Из этих слов может создаться впечатление, что Троцкий с годами избавился от «идеализации» Запада, но на деле это было не совсем так. Хотя логика идейно-политической борьбы, в которую оказался вовлечен Троцкий, превратила его в противника общественного строя западных стран, он не отказался от представлений о том, что Запад стоит в авангарде мирового развития и является примером для остального человечества. Критические же замечания Троцкого в адрес Запада в момент написания своей автобиографии были связаны с тем, что он был тогда расстроен тем, что ни одна из стран Западной Европы и Северной Америки не соглашалась предоставить ему политическое убежище. Говоря о том, что он некогда верил в западную демократию, Троцкий с раздражением писал: «Я бы, вероятно, очень удивился, если б мог услышать, – что германская республика, увенчанная социал-демократическим правительством, допускает монархистов, но отказывает революционерам в праве убежища».

Возможно, с годами Троцкий стал более критически относиться к Западу, но он сохранял верность обретенному еще в одесском детстве представлению о непроходимой культурной пропасти между «передовым Западом» и «отсталой Россией». Вскоре после написания своей автобиографии, Троцкий стал работать над книгой об истории Октябрьской революции. В главе «Особенности развития России», написанной им в 1931 году, он выразил свои взгляды на Россию, которые сложились в его сознании еще во времена учебы в Одессе. С точки зрения Троцкого, неблагоприятное природное и международное окружение обусловило всестороннюю отсталость России: «Население гигантской и суровой равнины, открытой восточным ветрам и азиатским выходцам, было самой природой обречено на отставание… Основной, наиболее устойчивой чертой истории России является замедленный характер ее развития с вытекающими отсюда экономической отсталостью, примитивностью общественных форм, низким уровнем культуры».

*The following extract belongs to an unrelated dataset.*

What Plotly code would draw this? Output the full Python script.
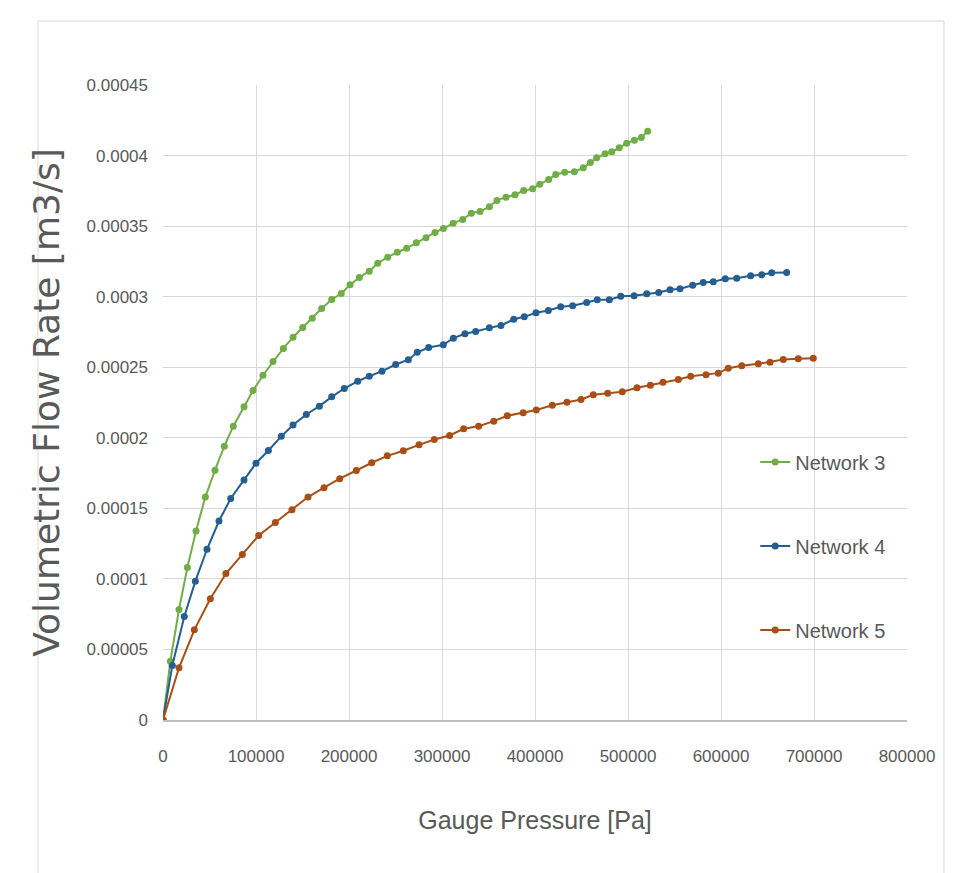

Тотальная «отсталость» находила, по оценке Троцкого, проявления в самых различных сторонах российского общества. Троцкий писал о «недоношенности русского феодализма», отмечал «бесформенность классовых отношений», «скудность внутренней истории», «ленивый ум московитян». По словам Троцкого, «Восток дал» России «татарское иго, которое вошло важными элементами в строение русского государства». В результате «государство в России… приближалось к азиатской деспотии». Запад отчасти помог России освоить некоторые «материальные и идейные завоевания передовых стран», но это не изменило характера страны. «Скудность не только русского феодализма, но и всей русской истории, наиболее удручающее свое выражение находила в отсутствии настоящих средневековых городов, как ремесленно-торговых центров».

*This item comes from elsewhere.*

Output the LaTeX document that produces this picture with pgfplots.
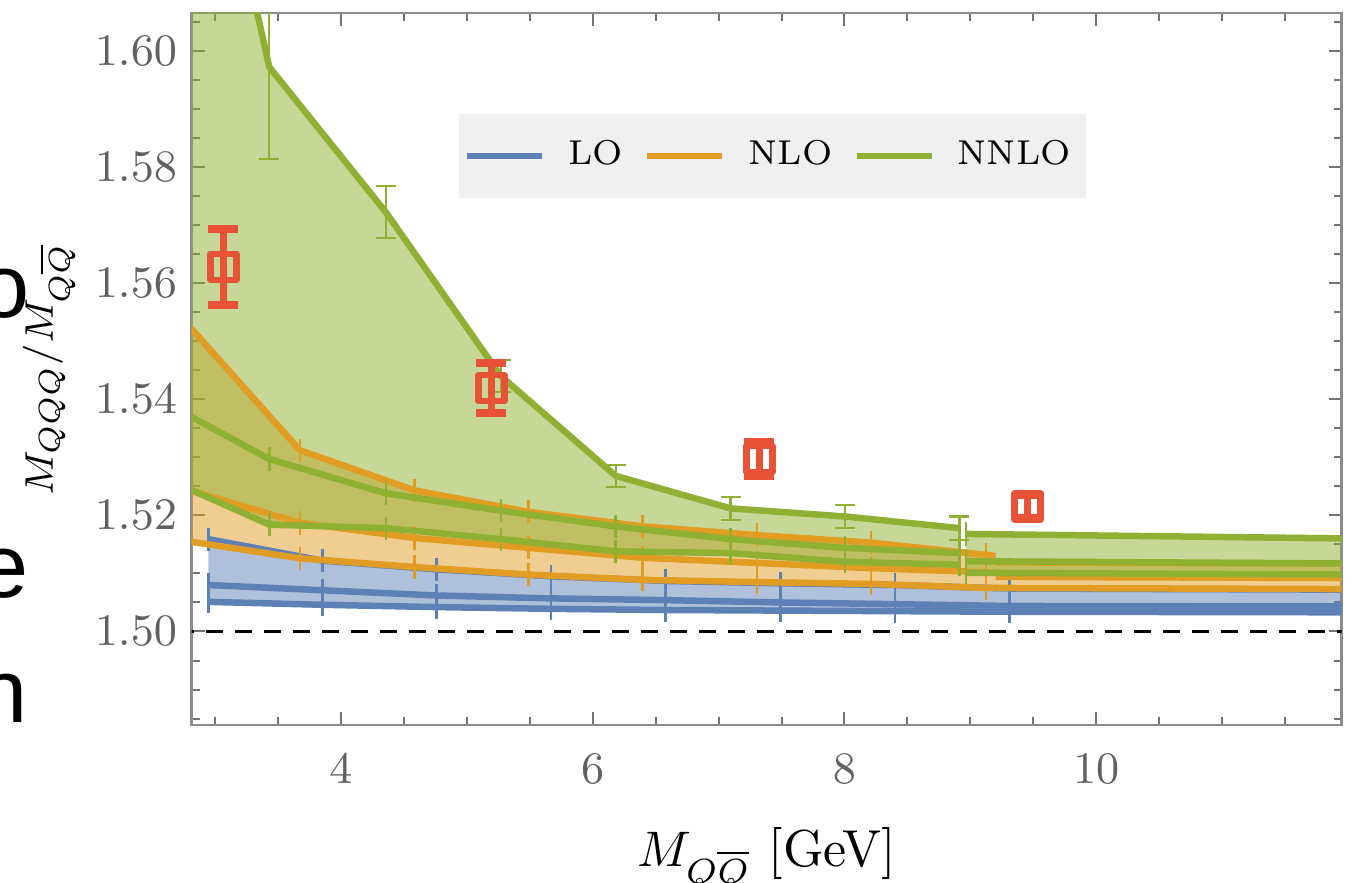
\documentclass[border=0pt]{standalone}
\usepackage{fontspec}
\usepackage{pgfplots}
\pgfplotsset{compat=1.18}
\usepackage{pgfplotstable}
\usepgfplotslibrary{fillbetween}
\newfontfamily\slidefont{Liberation Sans}

\definecolor{cLO}{HTML}{5E81B5}
\definecolor{cNLO}{HTML}{E19C24}
\definecolor{cNNLO}{HTML}{8FB032}
\definecolor{cRed}{HTML}{E85338}

\pgfplotsset{
  errline/.style={line width=1.3pt, forget plot,
    error bars/.cd, y dir=both, y explicit, error mark=none,
    error bar style={line width=0.5pt}},
  errcap/.style={line width=1.3pt, forget plot,
    error bars/.cd, y dir=both, y explicit, error mark=-,
    error bar style={line width=0.45pt},
    error mark options={rotate=90, mark size=2pt, line width=0.45pt}},
}

% LO: x, top, mid, low, error
\pgfplotstableread{
x      a      b      c      e
2.947  1.5159 1.5080 1.5051 0.0020
3.855  1.5122 1.5071 1.5046 0.0020
4.760  1.5107 1.5062 1.5042 0.0020
5.670  1.5095 1.5057 1.5039 0.0020
6.580  1.5087 1.5054 1.5037 0.0020
7.490  1.5083 1.5050 1.5036 0.0020
8.400  1.5080 1.5047 1.5035 0.0020
9.310  1.5074 1.5044 1.5034 0.0020
12.05  1.5072 1.5043 1.5033 0.0000
}\lotab

% NLO segment 1
\pgfplotstableread{
x      a      b      c      e
2.765  1.5533 1.5245 1.5156 0.0020
3.675  1.5312 1.5187 1.5126 0.0020
4.585  1.5243 1.5161 1.5111 0.0020
5.490  1.5206 1.5144 1.5098 0.0020
6.394  1.5181 1.5127 1.5089 0.0020
7.304  1.5166 1.5118 1.5085 0.0020
8.212  1.5153 1.5109 1.5082 0.0020
9.125  1.5132 1.5102 1.5075 0.0020
9.200  1.5130 1.5101 1.5075 0.0000
}\nloone
% NLO segment 2
\pgfplotstableread{
x      a      b      c
9.200  1.5119 1.5094 1.5075
12.05  1.5117 1.5092 1.5073
}\nlotwo

% NNLO segment 1
\pgfplotstableread{
x      a      b      c      ea     e
2.520  1.6860 1.5404 1.5272 0.0000 0.0020
3.431  1.5972 1.5297 1.5184 0.0159 0.0020
4.357  1.5722 1.5238 1.5178 0.0045 0.0020
5.270  1.5440 1.5208 1.5159 0.0028 0.0020
6.183  1.5268 1.5181 1.5138 0.0019 0.0020
7.095  1.5212 1.5159 1.5135 0.0020 0.0020
8.005  1.5198 1.5144 1.5120 0.0020 0.0020
8.913  1.5178 1.5135 1.5115 0.0020 0.0020
}\nnloone
% NNLO segment 2
\pgfplotstableread{
x      a      b      c      e
8.966  1.5168 1.5121 1.5101 0.0020
12.05  1.5160 1.5117 1.5098 0.0000
}\nnlotwo

% lattice points
\pgfplotstableread{
x      y      e
3.066  1.5628 0.0065
5.196  1.5419 0.0043
7.325  1.5297 0.0030
9.455  1.5215 0.0020
}\redtab

\begin{document}
\begin{tikzpicture}
\begin{axis}[
  scale only axis, width=230pt, height=142.4pt,
  xmin=2.815, xmax=11.95, ymin=1.4839, ymax=1.6065,
  xtick={4,6,8,10}, minor xtick={3,3.5,...,11.5},
  ytick={1.50,1.52,1.54,1.56,1.58,1.60},
  minor ytick={1.485,1.490,...,1.605},
  y tick label style={/pgf/number format/fixed, /pgf/number format/fixed zerofill,
     /pgf/number format/precision=2, xshift=0.6pt},
  x tick label style={yshift=-2.4pt},
  tick label style={font=\fontsize{9.4}{11}\selectfont, text=black!62},
  tick align=inside,
  major tick length=2.6pt, minor tick length=1.6pt,
  tick style={black!55, line width=0.4pt},
  minor tick style={black!55, line width=0.4pt},
  axis line style={black!45, line width=0.5pt},
  xlabel={$M_{Q\overline{Q}}$ [GeV]},
  xlabel style={at={(axis description cs:0.5,-0.1994)}, anchor=base, font=\fontsize{10.4}{12}\selectfont},
  ylabel={$M_{QQQ}/M_{Q\overline{Q}}$},
  ylabel style={at={(axis description cs:-0.1206,0.5)}, anchor=base, font=\fontsize{8.5}{10}\selectfont},
  legend columns=3,
  legend image code/.code={\draw (0pt,0pt) -- (15pt,0pt);},
  legend style={at={(axis description cs:0.2316,0.8596)}, anchor=north west,
    draw=none, fill=black!6, font=\fontsize{6.9}{8}\selectfont, text=black,
    inner xsep=1pt, inner ysep=3.2pt,
    /tikz/every odd column/.append style={column sep=2.6pt},
    /tikz/every even column/.append style={column sep=2.2pt}},
  legend cell align=left,
  line join=round,
]
% reference line
\addplot[black, dash pattern=on 3.4pt off 2.4pt, line width=0.75pt, forget plot]
  coordinates {(2.70,1.5) (12.2,1.5)};

% ---------- LO ----------
\addplot[draw=none, forget plot, name path=loA] table[x=x,y=a]{\lotab};
\addplot[draw=none, forget plot, name path=loC] table[x=x,y=c]{\lotab};
\addplot[fill=cLO, fill opacity=0.5, draw=none, forget plot] fill between[of=loA and loC];
\addplot[cLO, errline] table[x=x, y=a, y error=e]{\lotab};
\addplot[cLO, errline] table[x=x, y=b, y error=e]{\lotab};
\addplot[cLO, errline] table[x=x, y=c, y error=e]{\lotab};

% ---------- NLO ----------
\addplot[draw=none, forget plot, name path=nloA1] table[x=x,y=a]{\nloone};
\addplot[draw=none, forget plot, name path=nloC1] table[x=x,y=c]{\nloone};
\addplot[fill=cNLO, fill opacity=0.5, draw=none, forget plot] fill between[of=nloA1 and nloC1];
\addplot[draw=none, forget plot, name path=nloA2] table[x=x,y=a]{\nlotwo};
\addplot[draw=none, forget plot, name path=nloC2] table[x=x,y=c]{\nlotwo};
\addplot[fill=cNLO, fill opacity=0.5, draw=none, forget plot] fill between[of=nloA2 and nloC2];
\addplot[cNLO, errline] table[x=x, y=a, y error=e]{\nloone};
\addplot[cNLO, errline] table[x=x, y=b, y error=e]{\nloone};
\addplot[cNLO, errline] table[x=x, y=c, y error=e]{\nloone};
\addplot[cNLO, line width=1.3pt, forget plot] table[x=x, y=a]{\nlotwo};
\addplot[cNLO, line width=1.3pt, forget plot] table[x=x, y=b]{\nlotwo};
\addplot[cNLO, line width=1.3pt, forget plot] table[x=x, y=c]{\nlotwo};

% ---------- NNLO ----------
\addplot[draw=none, forget plot, name path=nnloA1] table[x=x,y=a]{\nnloone};
\addplot[draw=none, forget plot, name path=nnloC1] table[x=x,y=c]{\nnloone};
\addplot[fill=cNNLO, fill opacity=0.5, draw=none, forget plot] fill between[of=nnloA1 and nnloC1];
\addplot[draw=none, forget plot, name path=nnloA2] table[x=x,y=a]{\nnlotwo};
\addplot[draw=none, forget plot, name path=nnloC2] table[x=x,y=c]{\nnlotwo};
\addplot[fill=cNNLO, fill opacity=0.5, draw=none, forget plot] fill between[of=nnloA2 and nnloC2];
\addplot[cNNLO, errcap] table[x=x, y=a, y error=ea]{\nnloone};
\addplot[cNNLO, errline] table[x=x, y=b, y error=e]{\nnloone};
\addplot[cNNLO, errline] table[x=x, y=c, y error=e]{\nnloone};
\addplot[cNNLO, errline] table[x=x, y=a, y error=e]{\nnlotwo};
\addplot[cNNLO, errline] table[x=x, y=b, y error=e]{\nnlotwo};
\addplot[cNNLO, errline] table[x=x, y=c, y error=e]{\nnlotwo};

% ---------- lattice points ----------
\addplot[cRed, only marks, mark=square, mark size=2.6pt, mark options={line width=1.3pt}, forget plot,
  error bars/.cd, y dir=both, y explicit, error mark=-,
  error bar style={line width=1.4pt},
  error mark options={rotate=90, mark size=3pt, line width=1.6pt}]
  table[x=x, y=y, y error=e]{\redtab};

\addlegendimage{cLO, line width=1.3pt}
\addlegendentry{LO}
\addlegendimage{cNLO, line width=1.3pt}
\addlegendentry{NLO}
\addlegendimage{cNNLO, line width=1.3pt}
\addlegendentry{NNLO}
\end{axis}

% fragments of neighbouring slide text
\node[anchor=base east, inner sep=0pt, font=\slidefont\fontsize{18}{20}\selectfont]
  at ([shift={(-32.14pt,81.4pt)}]current axis.south west) {o};
\node[anchor=base east, inner sep=0pt, font=\slidefont\fontsize{18}{20}\selectfont]
  at ([shift={(-32.34pt,25.4pt)}]current axis.south west) {e};
\node[anchor=base east, inner sep=0pt, font=\slidefont\fontsize{18}{20}\selectfont]
  at ([shift={(-32.54pt,0.4pt)}]current axis.south west) {n};

\pgfresetboundingbox
\path ([shift={(-38.34pt,-31.6pt)}]current axis.south west) rectangle ([shift={(235.06pt,145pt)}]current axis.south west);
\end{tikzpicture}
\end{document}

В последних строках этой книги Троцкий писал о том, что Россия смогла создать «лишь поверхностные подражания более высоких западных образцов». По его оценке, российская культура дала миру лишь «такие варварские понятия, как «царь», «погром» и «кнут». Казалось, что изучение в школе русской литературы, чтение русских поэтов в доме Шпенцеров, посещения русских спектаклей пригодились Лейбе Бронштейну лишь для успешной сдачи экзаменов. И хотя он мог к случаю процитировать русских писателей, он, очевидно, воспринимал их как примеры отсталой культуры.

Нет сомнения в том, что установки на «оппозиционность» к государственным властям, православной религии и всей России были прочно заложены в сознании Лейбы Бронштейна в годы его «окультуривания» в семье одесских интеллигентов. Заодно там он обрел навык отличать «правильные» взгляды от чуждых ему, «неправильных». Троцкий вспоминал, как это различие «сам для себя резко обнаружил в соприкосновении с двумя товарищами по классу: Родзевичем и Кологривовым». Оказавшись в семье Родзевича, отец которого был полковником, Троцкий, по его словам, «раза два натолкнулся на что-то чуждое и беспокоящее, даже враждебное: это когда вскользь коснулись религии или власти. Был в семье тон консервативного благочестия, который я почувствовал, как толчок в грудь».